When we forget that, we turn the Spirit's work of truth-telling merely into spiteful scolding.  But Jesus says that the Spirit's presence among us is a gift, because we are constantly pulled by the crowd who insists the emperor has the nicest set of robes on, and we are called to be people who can say he doesn't have a stitch on.  That's why there is sometimes hostility between the prophetic voices that really come from God and the world's so-called "conventional wisdom."  Nobody likes to be told they've been hoodwinked, and the Spirit's job is to be willing to take all of that pent up hostility that comes from being a voice of truth.  Like the old line attributed to George Orwell goes, "In a time of deceit, telling the truth is a revolutionary act."  The prophets of Israel's past who were led by the Spirit to help the people see when they'd been bamboozled by the lies of idols and empire all faced rejection, torture, or death.  Jesus, too, for that matter, doesn't go the cross on charges of being too milquetoast--he has upset the Powers That Be and the Respectable Religious People because he is willing to tell them where they've fallen for lies.  So it shouldn't surprise us that Jesus says the Spirit of truth will end up showing the whole world where we've gotten it wrong. And it shouldn't surprise us that the world is going to reject that Spirit, exactly because the Spirit shows us where we've got it wrong.  The emperor is never going to see clearly because his power clouds his vision.  The crowd is not reliable, either, because people get swept up in believing whatever they think "everybody else says."  We need a voice who is reliable... who will tell us the truth when we can't see it ourselves... and who loves us enough to be honest.  That's why we need the Spirit whom Jesus gives.

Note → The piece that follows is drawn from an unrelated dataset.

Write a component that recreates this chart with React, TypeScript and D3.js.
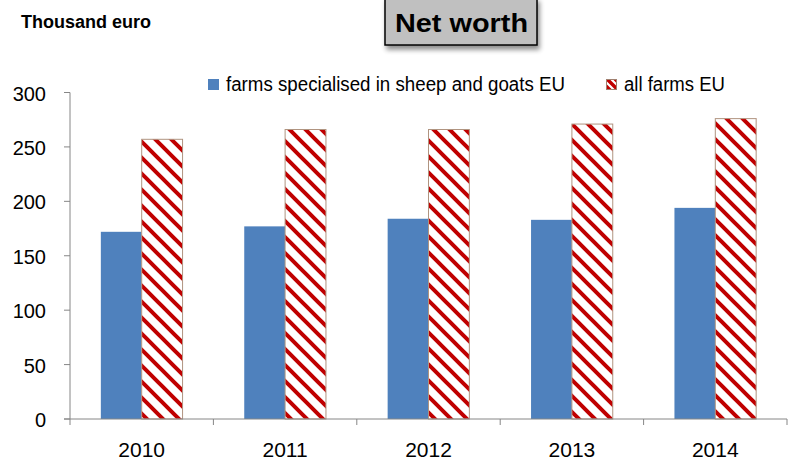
import React from "react";
import * as d3 from "d3";

const years = ["2010", "2011", "2012", "2013", "2014"];
const sheepGoats = [172, 177, 184, 183, 194];
const allFarms = [257, 266, 266, 271, 276];
const seriesNames = ["farms specialised in sheep and goats EU", "all farms EU"];
const yTicks = [0, 50, 100, 150, 200, 250, 300];

const W = 788;
const H = 462;
const left = 70;
const right = 787;
const top = 92.5;
const bottom = 419;
const FONT = "'Liberation Sans', Arial, sans-serif";

export default function App() {
  const x = d3.scaleBand<string>().domain(years).range([left, right]).padding(0);
  const inner = d3
    .scaleBand<string>()
    .domain(["a", "b"])
    .range([0, x.bandwidth()])
    .paddingInner(0)
    .paddingOuter(0.755);
  const y = d3.scaleLinear().domain([0, 300]).range([bottom, top]);

  const tickXs = [...years.map((yr) => x(yr) as number), right];

  return (
    <svg
      width={W}
      height={H}
      style={{ position: "absolute", left: 0, top: 0, background: "#fff" }}
      fontFamily={FONT}
    >
      <defs>
        <pattern id="hatch" patternUnits="userSpaceOnUse" width="16" height="16">
          <rect width="16" height="16" fill="#fff" />
          <path d="M-4,-4 L20,20 M-4,12 L4,20 M12,-4 L20,4" stroke="#c00000" strokeWidth="4" />
        </pattern>
        <pattern id="hatchSmall" patternUnits="userSpaceOnUse" width="8" height="8">
          <rect width="8" height="8" fill="#fff" />
          <path d="M-2,-2 L10,10 M-2,6 L2,10 M6,-2 L10,2" stroke="#c00000" strokeWidth="3.5" />
        </pattern>
        <filter id="shadow" x="-20%" y="-20%" width="140%" height="160%">
          <feGaussianBlur in="SourceAlpha" stdDeviation="2.5" />
          <feOffset dx="2" dy="4" result="b" />
          <feComponentTransfer>
            <feFuncA type="linear" slope="0.45" />
          </feComponentTransfer>
          <feMerge>
            <feMergeNode />
            <feMergeNode in="SourceGraphic" />
          </feMerge>
        </filter>
      </defs>

      {/* Title */}
      <g filter="url(#shadow)">
        <rect x={385} y={-2} width={152} height={47} fill="#c0c0c0" stroke="#000" strokeWidth={1.5} />
      </g>
      <text
        x={395}
        y={32}
        fontSize={26.5}
        fontWeight="bold"
        fill="#000"
        textLength={133}
        lengthAdjust="spacingAndGlyphs"
      >
        Net worth
      </text>

      <text
        x={21}
        y={28}
        fontSize={18}
        fontWeight="bold"
        fill="#000"
        textLength={130}
        lengthAdjust="spacingAndGlyphs"
      >
        Thousand euro
      </text>

      {/* Legend */}
      <rect x={208} y={79} width={11} height={11} fill="#4f81bd" />
      <text x={226} y={90.5} fontSize={20} fill="#000" textLength={339} lengthAdjust="spacingAndGlyphs">
        {seriesNames[0]}
      </text>
      <rect x={606.5} y={79.5} width={10} height={10} fill="url(#hatchSmall)" stroke="#a08070" strokeWidth={1} />
      <text x={624} y={90.5} fontSize={20} fill="#000" textLength={101} lengthAdjust="spacingAndGlyphs">
        {seriesNames[1]}
      </text>

      {/* Bars */}
      {years.map((yr, i) => {
        const x0 = x(yr) as number;
        return (
          <g key={yr}>
            <rect
              x={x0 + (inner("a") as number)}
              y={y(sheepGoats[i])}
              width={inner.bandwidth()}
              height={bottom - y(sheepGoats[i])}
              fill="#4f81bd"
            />
            <rect
              x={x0 + (inner("b") as number)}
              y={y(allFarms[i])}
              width={inner.bandwidth()}
              height={bottom - y(allFarms[i])}
              fill="url(#hatch)"
              stroke="#b09480"
              strokeWidth={1}
            />
          </g>
        );
      })}

      {/* Y axis */}
      <line x1={left} x2={left} y1={top} y2={bottom} stroke="#868686" strokeWidth={1} />
      {yTicks.map((t) => (
        <g key={t}>
          <line x1={left - 6} x2={left} y1={y(t)} y2={y(t)} stroke="#868686" />
          <text x={46} y={y(t) + 8} textAnchor="end" fontSize={20} fill="#000">
            {t}
          </text>
        </g>
      ))}

      {/* X axis */}
      <line x1={left - 6} x2={right} y1={bottom} y2={bottom} stroke="#868686" strokeWidth={1} />
      {tickXs.map((tx, i) => (
        <line key={i} x1={tx} x2={tx} y1={bottom} y2={bottom + 6} stroke="#868686" />
      ))}
      {years.map((yr) => (
        <text
          key={yr}
          x={(x(yr) as number) + x.bandwidth() / 2}
          y={456.5}
          textAnchor="middle"
          fontSize={21}
          fill="#000"
        >
          {yr}
        </text>
      ))}
    </svg>
  );
}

For us on this day, the challenge is to remember that the Spirit speaks to us, and not just to "those OTHER people out there in the world."  The Spirit isn't our possession, repeating only what we've taught, like some heavenly parrot.  Rather, the Spirit keeps speaking to show US as well as the whole wider world where we've been hornswoggled by comforting or self-serving lies.  And the Spirit keeps doing that because God loves us--and when you love someone, you seek to be honest with them.  God loves us--and indeed the whole world--enough to be honest with us. And when we know that love is unshakable, we can bear to hear the Spirit's voice telling us the emperor is wearing no clothes.

Today, know you are loved enough for God to keep raising up truth-telling voices by the Spirit.  Today, let us be brave enough to listen when they speak.

Lord God, enable us to listen to the voice of your Spirit when you are showing us truths we needed to face but have not wanted to admit.